## EXCERPTED DATA
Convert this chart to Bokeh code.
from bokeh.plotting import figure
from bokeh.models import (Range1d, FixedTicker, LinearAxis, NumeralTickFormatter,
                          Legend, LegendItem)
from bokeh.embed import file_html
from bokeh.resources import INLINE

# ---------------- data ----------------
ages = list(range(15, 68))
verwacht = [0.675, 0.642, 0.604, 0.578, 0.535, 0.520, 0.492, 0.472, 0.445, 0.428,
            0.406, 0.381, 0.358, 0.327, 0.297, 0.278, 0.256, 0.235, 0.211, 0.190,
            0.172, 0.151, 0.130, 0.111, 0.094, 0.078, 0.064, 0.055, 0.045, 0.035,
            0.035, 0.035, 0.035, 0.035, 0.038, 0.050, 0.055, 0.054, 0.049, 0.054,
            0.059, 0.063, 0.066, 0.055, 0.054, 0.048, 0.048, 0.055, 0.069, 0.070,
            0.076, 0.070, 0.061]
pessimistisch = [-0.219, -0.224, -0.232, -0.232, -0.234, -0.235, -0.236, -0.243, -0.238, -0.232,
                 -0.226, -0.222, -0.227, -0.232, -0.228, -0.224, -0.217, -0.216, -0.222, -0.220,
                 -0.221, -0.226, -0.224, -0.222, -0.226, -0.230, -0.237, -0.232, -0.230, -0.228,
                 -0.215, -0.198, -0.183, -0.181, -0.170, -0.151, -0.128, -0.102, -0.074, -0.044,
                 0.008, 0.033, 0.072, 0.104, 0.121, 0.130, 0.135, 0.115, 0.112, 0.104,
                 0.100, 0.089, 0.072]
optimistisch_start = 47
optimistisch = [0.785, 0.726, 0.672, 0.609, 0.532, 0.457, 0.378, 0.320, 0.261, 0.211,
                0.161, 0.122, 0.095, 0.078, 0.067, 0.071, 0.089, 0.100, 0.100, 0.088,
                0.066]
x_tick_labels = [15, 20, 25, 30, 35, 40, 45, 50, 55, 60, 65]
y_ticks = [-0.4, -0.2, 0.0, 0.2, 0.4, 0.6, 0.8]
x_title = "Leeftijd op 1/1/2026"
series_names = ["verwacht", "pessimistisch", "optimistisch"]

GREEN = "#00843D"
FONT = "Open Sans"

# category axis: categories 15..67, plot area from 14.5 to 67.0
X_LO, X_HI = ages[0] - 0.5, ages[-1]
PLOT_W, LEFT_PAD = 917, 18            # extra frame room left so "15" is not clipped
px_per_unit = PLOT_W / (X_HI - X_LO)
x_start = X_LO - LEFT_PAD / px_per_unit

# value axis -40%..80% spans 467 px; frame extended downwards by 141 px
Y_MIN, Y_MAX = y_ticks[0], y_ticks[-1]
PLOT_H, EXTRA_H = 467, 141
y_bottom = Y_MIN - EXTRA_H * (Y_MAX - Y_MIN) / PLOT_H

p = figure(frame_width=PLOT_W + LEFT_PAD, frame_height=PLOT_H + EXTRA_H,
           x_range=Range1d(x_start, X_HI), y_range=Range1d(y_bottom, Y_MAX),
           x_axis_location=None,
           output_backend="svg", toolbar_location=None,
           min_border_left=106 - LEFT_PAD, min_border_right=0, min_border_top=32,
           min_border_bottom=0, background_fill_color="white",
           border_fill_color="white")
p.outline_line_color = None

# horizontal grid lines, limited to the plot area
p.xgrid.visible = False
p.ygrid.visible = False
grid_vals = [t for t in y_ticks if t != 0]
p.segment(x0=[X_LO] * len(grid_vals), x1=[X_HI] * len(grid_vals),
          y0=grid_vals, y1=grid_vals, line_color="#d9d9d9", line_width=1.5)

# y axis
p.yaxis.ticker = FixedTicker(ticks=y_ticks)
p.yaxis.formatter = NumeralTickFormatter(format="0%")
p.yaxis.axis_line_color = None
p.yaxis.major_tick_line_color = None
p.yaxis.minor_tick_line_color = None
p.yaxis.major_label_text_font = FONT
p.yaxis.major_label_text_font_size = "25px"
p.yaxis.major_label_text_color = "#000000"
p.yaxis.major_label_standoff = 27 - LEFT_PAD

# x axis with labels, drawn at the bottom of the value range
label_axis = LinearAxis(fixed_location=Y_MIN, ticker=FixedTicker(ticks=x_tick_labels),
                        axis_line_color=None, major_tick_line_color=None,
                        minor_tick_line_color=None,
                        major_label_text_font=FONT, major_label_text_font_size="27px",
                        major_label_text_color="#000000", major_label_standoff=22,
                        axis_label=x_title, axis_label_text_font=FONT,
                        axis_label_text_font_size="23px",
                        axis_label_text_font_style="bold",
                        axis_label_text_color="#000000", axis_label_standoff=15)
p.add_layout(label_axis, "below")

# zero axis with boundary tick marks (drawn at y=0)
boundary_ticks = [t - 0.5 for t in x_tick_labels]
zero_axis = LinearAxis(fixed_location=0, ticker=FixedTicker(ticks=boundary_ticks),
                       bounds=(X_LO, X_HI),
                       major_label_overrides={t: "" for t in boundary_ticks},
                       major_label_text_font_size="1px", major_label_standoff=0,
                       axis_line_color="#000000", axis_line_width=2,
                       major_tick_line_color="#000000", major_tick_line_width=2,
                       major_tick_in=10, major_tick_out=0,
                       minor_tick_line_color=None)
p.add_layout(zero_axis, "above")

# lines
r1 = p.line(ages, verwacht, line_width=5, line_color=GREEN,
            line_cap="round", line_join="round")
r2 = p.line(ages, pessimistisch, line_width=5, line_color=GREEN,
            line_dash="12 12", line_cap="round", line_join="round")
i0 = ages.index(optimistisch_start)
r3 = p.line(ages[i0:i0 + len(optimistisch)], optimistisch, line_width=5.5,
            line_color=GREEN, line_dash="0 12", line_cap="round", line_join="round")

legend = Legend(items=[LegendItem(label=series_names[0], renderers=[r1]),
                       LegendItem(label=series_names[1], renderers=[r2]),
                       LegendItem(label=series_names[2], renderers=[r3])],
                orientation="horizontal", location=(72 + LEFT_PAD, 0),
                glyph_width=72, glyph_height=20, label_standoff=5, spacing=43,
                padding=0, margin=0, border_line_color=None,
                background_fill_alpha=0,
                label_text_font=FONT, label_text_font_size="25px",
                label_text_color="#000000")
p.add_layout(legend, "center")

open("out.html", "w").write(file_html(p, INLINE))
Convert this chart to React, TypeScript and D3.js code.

## WHAT THE EXERCISE ASKS
Return the material in full, exactly as shown.

## REPLY TO THE TASK
Convert this chart to Bokeh code.
from bokeh.plotting import figure
from bokeh.models import (Range1d, FixedTicker, LinearAxis, NumeralTickFormatter,
                          Legend, LegendItem)
from bokeh.embed import file_html
from bokeh.resources import INLINE

# ---------------- data ----------------
ages = list(range(15, 68))
verwacht = [0.675, 0.642, 0.604, 0.578, 0.535, 0.520, 0.492, 0.472, 0.445, 0.428,
            0.406, 0.381, 0.358, 0.327, 0.297, 0.278, 0.256, 0.235, 0.211, 0.190,
            0.172, 0.151, 0.130, 0.111, 0.094, 0.078, 0.064, 0.055, 0.045, 0.035,
            0.035, 0.035, 0.035, 0.035, 0.038, 0.050, 0.055, 0.054, 0.049, 0.054,
            0.059, 0.063, 0.066, 0.055, 0.054, 0.048, 0.048, 0.055, 0.069, 0.070,
            0.076, 0.070, 0.061]
pessimistisch = [-0.219, -0.224, -0.232, -0.232, -0.234, -0.235, -0.236, -0.243, -0.238, -0.232,
                 -0.226, -0.222, -0.227, -0.232, -0.228, -0.224, -0.217, -0.216, -0.222, -0.220,
                 -0.221, -0.226, -0.224, -0.222, -0.226, -0.230, -0.237, -0.232, -0.230, -0.228,
                 -0.215, -0.198, -0.183, -0.181, -0.170, -0.151, -0.128, -0.102, -0.074, -0.044,
                 0.008, 0.033, 0.072, 0.104, 0.121, 0.130, 0.135, 0.115, 0.112, 0.104,
                 0.100, 0.089, 0.072]
optimistisch_start = 47
optimistisch = [0.785, 0.726, 0.672, 0.609, 0.532, 0.457, 0.378, 0.320, 0.261, 0.211,
                0.161, 0.122, 0.095, 0.078, 0.067, 0.071, 0.089, 0.100, 0.100, 0.088,
                0.066]
x_tick_labels = [15, 20, 25, 30, 35, 40, 45, 50, 55, 60, 65]
y_ticks = [-0.4, -0.2, 0.0, 0.2, 0.4, 0.6, 0.8]
x_title = "Leeftijd op 1/1/2026"
series_names = ["verwacht", "pessimistisch", "optimistisch"]

GREEN = "#00843D"
FONT = "Open Sans"

# category axis: categories 15..67, plot area from 14.5 to 67.0
X_LO, X_HI = ages[0] - 0.5, ages[-1]
PLOT_W, LEFT_PAD = 917, 18            # extra frame room left so "15" is not clipped
px_per_unit = PLOT_W / (X_HI - X_LO)
x_start = X_LO - LEFT_PAD / px_per_unit

# value axis -40%..80% spans 467 px; frame extended downwards by 141 px
Y_MIN, Y_MAX = y_ticks[0], y_ticks[-1]
PLOT_H, EXTRA_H = 467, 141
y_bottom = Y_MIN - EXTRA_H * (Y_MAX - Y_MIN) / PLOT_H

p = figure(frame_width=PLOT_W + LEFT_PAD, frame_height=PLOT_H + EXTRA_H,
           x_range=Range1d(x_start, X_HI), y_range=Range1d(y_bottom, Y_MAX),
           x_axis_location=None,
           output_backend="svg", toolbar_location=None,
           min_border_left=106 - LEFT_PAD, min_border_right=0, min_border_top=32,
           min_border_bottom=0, background_fill_color="white",
           border_fill_color="white")
p.outline_line_color = None

# horizontal grid lines, limited to the plot area
p.xgrid.visible = False
p.ygrid.visible = False
grid_vals = [t for t in y_ticks if t != 0]
p.segment(x0=[X_LO] * len(grid_vals), x1=[X_HI] * len(grid_vals),
          y0=grid_vals, y1=grid_vals, line_color="#d9d9d9", line_width=1.5)

# y axis
p.yaxis.ticker = FixedTicker(ticks=y_ticks)
p.yaxis.formatter = NumeralTickFormatter(format="0%")
p.yaxis.axis_line_color = None
p.yaxis.major_tick_line_color = None
p.yaxis.minor_tick_line_color = None
p.yaxis.major_label_text_font = FONT
p.yaxis.major_label_text_font_size = "25px"
p.yaxis.major_label_text_color = "#000000"
p.yaxis.major_label_standoff = 27 - LEFT_PAD

# x axis with labels, drawn at the bottom of the value range
label_axis = LinearAxis(fixed_location=Y_MIN, ticker=FixedTicker(ticks=x_tick_labels),
                        axis_line_color=None, major_tick_line_color=None,
                        minor_tick_line_color=None,
                        major_label_text_font=FONT, major_label_text_font_size="27px",
                        major_label_text_color="#000000", major_label_standoff=22,
                        axis_label=x_title, axis_label_text_font=FONT,
                        axis_label_text_font_size="23px",
                        axis_label_text_font_style="bold",
                        axis_label_text_color="#000000", axis_label_standoff=15)
p.add_layout(label_axis, "below")

# zero axis with boundary tick marks (drawn at y=0)
boundary_ticks = [t - 0.5 for t in x_tick_labels]
zero_axis = LinearAxis(fixed_location=0, ticker=FixedTicker(ticks=boundary_ticks),
                       bounds=(X_LO, X_HI),
                       major_label_overrides={t: "" for t in boundary_ticks},
                       major_label_text_font_size="1px", major_label_standoff=0,
                       axis_line_color="#000000", axis_line_width=2,
                       major_tick_line_color="#000000", major_tick_line_width=2,
                       major_tick_in=10, major_tick_out=0,
                       minor_tick_line_color=None)
p.add_layout(zero_axis, "above")

# lines
r1 = p.line(ages, verwacht, line_width=5, line_color=GREEN,
            line_cap="round", line_join="round")
r2 = p.line(ages, pessimistisch, line_width=5, line_color=GREEN,
            line_dash="12 12", line_cap="round", line_join="round")
i0 = ages.index(optimistisch_start)
r3 = p.line(ages[i0:i0 + len(optimistisch)], optimistisch, line_width=5.5,
            line_color=GREEN, line_dash="0 12", line_cap="round", line_join="round")

legend = Legend(items=[LegendItem(label=series_names[0], renderers=[r1]),
                       LegendItem(label=series_names[1], renderers=[r2]),
                       LegendItem(label=series_names[2], renderers=[r3])],
                orientation="horizontal", location=(72 + LEFT_PAD, 0),
                glyph_width=72, glyph_height=20, label_standoff=5, spacing=43,
                padding=0, margin=0, border_line_color=None,
                background_fill_alpha=0,
                label_text_font=FONT, label_text_font_size="25px",
                label_text_color="#000000")
p.add_layout(legend, "center")

open("out.html", "w").write(file_html(p, INLINE))
Convert this chart to React, TypeScript and D3.js code.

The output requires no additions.